When your anti-corruption campaign has been running for over a decade, has ensnared millions of officials, and has now consumed multiple chiefs of the military's most senior body, one of two conclusions is available: either the campaign is extraordinarily successful, or the institution being purged is extraordinarily corrupt. Xi Jinping's ongoing restructuring of the Central Military Commission suggests a third possibility — that 'anti-corruption' and 'political consolidation' have become so thoroughly intertwined that separating them would require a forensic accountant and a political scientist working in the same room.

Analysts at CSIS note that Xi is acutely aware of how his predecessor Jiang Zemin retained CMC chairmanship for two years after stepping down, effectively neutering his successor. Xi, it appears, has decided that the solution to this problem is to ensure there are no successors left with enough institutional support to try the same manoeuvre. The mechanism chosen is corruption charges, which in China's one-party system have the dual advantage of being easy to find and impossible to publicly contest.

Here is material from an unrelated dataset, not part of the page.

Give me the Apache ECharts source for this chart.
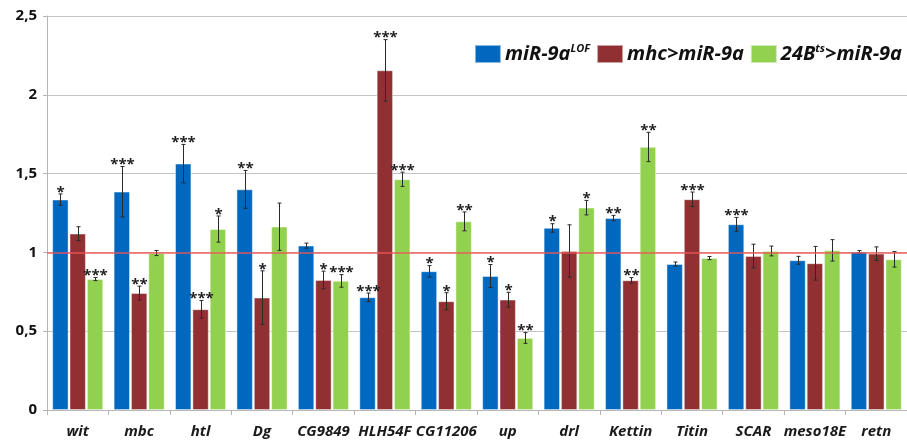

The purge's longevity raises a philosophical question that Chinese state media is not currently entertaining: if a party has been purging corrupt members continuously since 2012 and has not run out of corrupt members, what does that suggest about the party? Mao Zedong, who invented this particular management style, purged lieutenants and then sometimes brought them back. Xi appears to be streamlining the process by skipping the return trip.